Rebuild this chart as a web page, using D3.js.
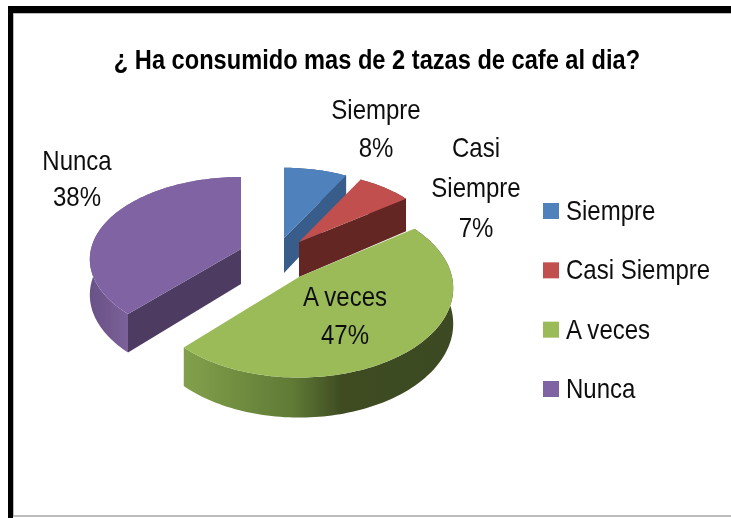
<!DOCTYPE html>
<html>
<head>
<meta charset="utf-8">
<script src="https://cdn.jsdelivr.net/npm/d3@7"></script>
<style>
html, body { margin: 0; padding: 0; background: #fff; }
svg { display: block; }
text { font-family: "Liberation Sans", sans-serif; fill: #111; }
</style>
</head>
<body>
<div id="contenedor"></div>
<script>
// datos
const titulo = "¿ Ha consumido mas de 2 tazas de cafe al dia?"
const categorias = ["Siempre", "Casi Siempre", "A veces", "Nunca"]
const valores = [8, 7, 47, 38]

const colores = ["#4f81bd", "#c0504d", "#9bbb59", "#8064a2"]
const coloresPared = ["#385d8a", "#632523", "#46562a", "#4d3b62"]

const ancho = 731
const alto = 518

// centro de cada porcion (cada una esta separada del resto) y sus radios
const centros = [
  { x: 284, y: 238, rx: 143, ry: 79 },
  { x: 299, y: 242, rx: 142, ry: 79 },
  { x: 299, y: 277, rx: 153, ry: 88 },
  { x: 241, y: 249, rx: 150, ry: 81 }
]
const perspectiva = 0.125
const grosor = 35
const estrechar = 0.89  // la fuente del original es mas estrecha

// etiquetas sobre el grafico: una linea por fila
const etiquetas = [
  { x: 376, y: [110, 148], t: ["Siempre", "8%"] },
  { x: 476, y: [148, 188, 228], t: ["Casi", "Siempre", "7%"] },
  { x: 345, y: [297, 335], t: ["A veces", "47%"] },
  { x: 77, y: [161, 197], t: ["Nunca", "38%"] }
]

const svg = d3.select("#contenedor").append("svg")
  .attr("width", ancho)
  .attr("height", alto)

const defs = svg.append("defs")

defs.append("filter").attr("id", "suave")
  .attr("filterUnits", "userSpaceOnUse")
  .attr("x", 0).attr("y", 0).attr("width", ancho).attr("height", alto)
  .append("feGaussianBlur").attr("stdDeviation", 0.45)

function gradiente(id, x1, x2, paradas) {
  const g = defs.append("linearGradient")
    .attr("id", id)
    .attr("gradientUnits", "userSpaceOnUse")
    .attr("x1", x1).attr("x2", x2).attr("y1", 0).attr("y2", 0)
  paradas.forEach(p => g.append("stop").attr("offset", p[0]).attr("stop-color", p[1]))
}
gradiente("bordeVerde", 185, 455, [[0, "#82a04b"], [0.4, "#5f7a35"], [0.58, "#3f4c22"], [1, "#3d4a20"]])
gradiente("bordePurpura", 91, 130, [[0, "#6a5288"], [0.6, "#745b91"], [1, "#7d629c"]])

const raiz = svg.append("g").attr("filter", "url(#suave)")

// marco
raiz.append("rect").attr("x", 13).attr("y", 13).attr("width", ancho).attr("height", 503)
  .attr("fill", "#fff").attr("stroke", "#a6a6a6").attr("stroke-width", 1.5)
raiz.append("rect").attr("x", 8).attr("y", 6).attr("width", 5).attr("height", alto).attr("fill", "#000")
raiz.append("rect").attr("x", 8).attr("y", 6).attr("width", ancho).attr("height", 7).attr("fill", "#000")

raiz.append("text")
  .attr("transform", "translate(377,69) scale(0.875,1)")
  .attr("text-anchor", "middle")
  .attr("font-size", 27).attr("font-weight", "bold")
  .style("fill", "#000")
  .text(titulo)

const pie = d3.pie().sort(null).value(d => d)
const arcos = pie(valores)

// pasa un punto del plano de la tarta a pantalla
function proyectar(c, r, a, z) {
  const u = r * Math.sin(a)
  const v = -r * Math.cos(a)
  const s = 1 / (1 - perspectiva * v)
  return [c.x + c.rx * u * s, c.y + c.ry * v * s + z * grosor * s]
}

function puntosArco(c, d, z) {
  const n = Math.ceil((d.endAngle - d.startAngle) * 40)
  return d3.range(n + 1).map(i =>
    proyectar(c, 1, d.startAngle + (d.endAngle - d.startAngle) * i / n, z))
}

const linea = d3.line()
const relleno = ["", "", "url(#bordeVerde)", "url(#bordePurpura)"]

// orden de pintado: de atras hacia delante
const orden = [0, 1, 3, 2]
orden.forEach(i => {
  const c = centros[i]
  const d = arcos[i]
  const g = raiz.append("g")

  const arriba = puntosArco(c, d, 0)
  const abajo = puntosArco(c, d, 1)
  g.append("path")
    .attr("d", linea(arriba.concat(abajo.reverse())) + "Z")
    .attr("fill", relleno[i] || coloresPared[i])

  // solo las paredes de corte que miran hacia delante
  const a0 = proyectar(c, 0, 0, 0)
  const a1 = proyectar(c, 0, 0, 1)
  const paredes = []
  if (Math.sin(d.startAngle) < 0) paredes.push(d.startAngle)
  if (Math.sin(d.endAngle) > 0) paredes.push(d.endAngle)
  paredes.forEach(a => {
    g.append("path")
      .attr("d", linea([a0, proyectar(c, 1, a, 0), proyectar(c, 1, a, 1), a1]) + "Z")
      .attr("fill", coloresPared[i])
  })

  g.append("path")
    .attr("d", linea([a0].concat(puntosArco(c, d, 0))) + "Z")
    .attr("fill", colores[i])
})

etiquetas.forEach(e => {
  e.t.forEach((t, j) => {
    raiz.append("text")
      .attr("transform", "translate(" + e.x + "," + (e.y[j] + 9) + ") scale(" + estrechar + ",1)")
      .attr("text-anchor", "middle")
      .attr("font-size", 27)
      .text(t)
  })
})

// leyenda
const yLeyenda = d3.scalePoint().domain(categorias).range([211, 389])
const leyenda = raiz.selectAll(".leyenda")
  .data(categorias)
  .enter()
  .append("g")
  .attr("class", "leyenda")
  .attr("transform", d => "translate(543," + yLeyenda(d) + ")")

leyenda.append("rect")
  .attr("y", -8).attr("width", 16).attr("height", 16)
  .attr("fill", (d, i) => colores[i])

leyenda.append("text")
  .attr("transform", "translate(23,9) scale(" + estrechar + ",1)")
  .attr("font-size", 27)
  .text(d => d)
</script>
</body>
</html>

··········

Using the material above, return every line exactly as it appears, minus the pictures.

Rebuild this chart as a web page, using D3.js.
<!DOCTYPE html>
<html>
<head>
<meta charset="utf-8">
<script src="https://cdn.jsdelivr.net/npm/d3@7"></script>
<style>
html, body { margin: 0; padding: 0; background: #fff; }
svg { display: block; }
text { font-family: "Liberation Sans", sans-serif; fill: #111; }
</style>
</head>
<body>
<div id="contenedor"></div>
<script>
// datos
const titulo = "¿ Ha consumido mas de 2 tazas de cafe al dia?"
const categorias = ["Siempre", "Casi Siempre", "A veces", "Nunca"]
const valores = [8, 7, 47, 38]

const colores = ["#4f81bd", "#c0504d", "#9bbb59", "#8064a2"]
const coloresPared = ["#385d8a", "#632523", "#46562a", "#4d3b62"]

const ancho = 731
const alto = 518

// centro de cada porcion (cada una esta separada del resto) y sus radios
const centros = [
  { x: 284, y: 238, rx: 143, ry: 79 },
  { x: 299, y: 242, rx: 142, ry: 79 },
  { x: 299, y: 277, rx: 153, ry: 88 },
  { x: 241, y: 249, rx: 150, ry: 81 }
]
const perspectiva = 0.125
const grosor = 35
const estrechar = 0.89  // la fuente del original es mas estrecha

// etiquetas sobre el grafico: una linea por fila
const etiquetas = [
  { x: 376, y: [110, 148], t: ["Siempre", "8%"] },
  { x: 476, y: [148, 188, 228], t: ["Casi", "Siempre", "7%"] },
  { x: 345, y: [297, 335], t: ["A veces", "47%"] },
  { x: 77, y: [161, 197], t: ["Nunca", "38%"] }
]

const svg = d3.select("#contenedor").append("svg")
  .attr("width", ancho)
  .attr("height", alto)

const defs = svg.append("defs")

defs.append("filter").attr("id", "suave")
  .attr("filterUnits", "userSpaceOnUse")
  .attr("x", 0).attr("y", 0).attr("width", ancho).attr("height", alto)
  .append("feGaussianBlur").attr("stdDeviation", 0.45)

function gradiente(id, x1, x2, paradas) {
  const g = defs.append("linearGradient")
    .attr("id", id)
    .attr("gradientUnits", "userSpaceOnUse")
    .attr("x1", x1).attr("x2", x2).attr("y1", 0).attr("y2", 0)
  paradas.forEach(p => g.append("stop").attr("offset", p[0]).attr("stop-color", p[1]))
}
gradiente("bordeVerde", 185, 455, [[0, "#82a04b"], [0.4, "#5f7a35"], [0.58, "#3f4c22"], [1, "#3d4a20"]])
gradiente("bordePurpura", 91, 130, [[0, "#6a5288"], [0.6, "#745b91"], [1, "#7d629c"]])

const raiz = svg.append("g").attr("filter", "url(#suave)")

// marco
raiz.append("rect").attr("x", 13).attr("y", 13).attr("width", ancho).attr("height", 503)
  .attr("fill", "#fff").attr("stroke", "#a6a6a6").attr("stroke-width", 1.5)
raiz.append("rect").attr("x", 8).attr("y", 6).attr("width", 5).attr("height", alto).attr("fill", "#000")
raiz.append("rect").attr("x", 8).attr("y", 6).attr("width", ancho).attr("height", 7).attr("fill", "#000")

raiz.append("text")
  .attr("transform", "translate(377,69) scale(0.875,1)")
  .attr("text-anchor", "middle")
  .attr("font-size", 27).attr("font-weight", "bold")
  .style("fill", "#000")
  .text(titulo)

const pie = d3.pie().sort(null).value(d => d)
const arcos = pie(valores)

// pasa un punto del plano de la tarta a pantalla
function proyectar(c, r, a, z) {
  const u = r * Math.sin(a)
  const v = -r * Math.cos(a)
  const s = 1 / (1 - perspectiva * v)
  return [c.x + c.rx * u * s, c.y + c.ry * v * s + z * grosor * s]
}

function puntosArco(c, d, z) {
  const n = Math.ceil((d.endAngle - d.startAngle) * 40)
  return d3.range(n + 1).map(i =>
    proyectar(c, 1, d.startAngle + (d.endAngle - d.startAngle) * i / n, z))
}

const linea = d3.line()
const relleno = ["", "", "url(#bordeVerde)", "url(#bordePurpura)"]

// orden de pintado: de atras hacia delante
const orden = [0, 1, 3, 2]
orden.forEach(i => {
  const c = centros[i]
  const d = arcos[i]
  const g = raiz.append("g")

  const arriba = puntosArco(c, d, 0)
  const abajo = puntosArco(c, d, 1)
  g.append("path")
    .attr("d", linea(arriba.concat(abajo.reverse())) + "Z")
    .attr("fill", relleno[i] || coloresPared[i])

  // solo las paredes de corte que miran hacia delante
  const a0 = proyectar(c, 0, 0, 0)
  const a1 = proyectar(c, 0, 0, 1)
  const paredes = []
  if (Math.sin(d.startAngle) < 0) paredes.push(d.startAngle)
  if (Math.sin(d.endAngle) > 0) paredes.push(d.endAngle)
  paredes.forEach(a => {
    g.append("path")
      .attr("d", linea([a0, proyectar(c, 1, a, 0), proyectar(c, 1, a, 1), a1]) + "Z")
      .attr("fill", coloresPared[i])
  })

  g.append("path")
    .attr("d", linea([a0].concat(puntosArco(c, d, 0))) + "Z")
    .attr("fill", colores[i])
})

etiquetas.forEach(e => {
  e.t.forEach((t, j) => {
    raiz.append("text")
      .attr("transform", "translate(" + e.x + "," + (e.y[j] + 9) + ") scale(" + estrechar + ",1)")
      .attr("text-anchor", "middle")
      .attr("font-size", 27)
      .text(t)
  })
})

// leyenda
const yLeyenda = d3.scalePoint().domain(categorias).range([211, 389])
const leyenda = raiz.selectAll(".leyenda")
  .data(categorias)
  .enter()
  .append("g")
  .attr("class", "leyenda")
  .attr("transform", d => "translate(543," + yLeyenda(d) + ")")

leyenda.append("rect")
  .attr("y", -8).attr("width", 16).attr("height", 16)
  .attr("fill", (d, i) => colores[i])

leyenda.append("text")
  .attr("transform", "translate(23,9) scale(" + estrechar + ",1)")
  .attr("font-size", 27)
  .text(d => d)
</script>
</body>
</html>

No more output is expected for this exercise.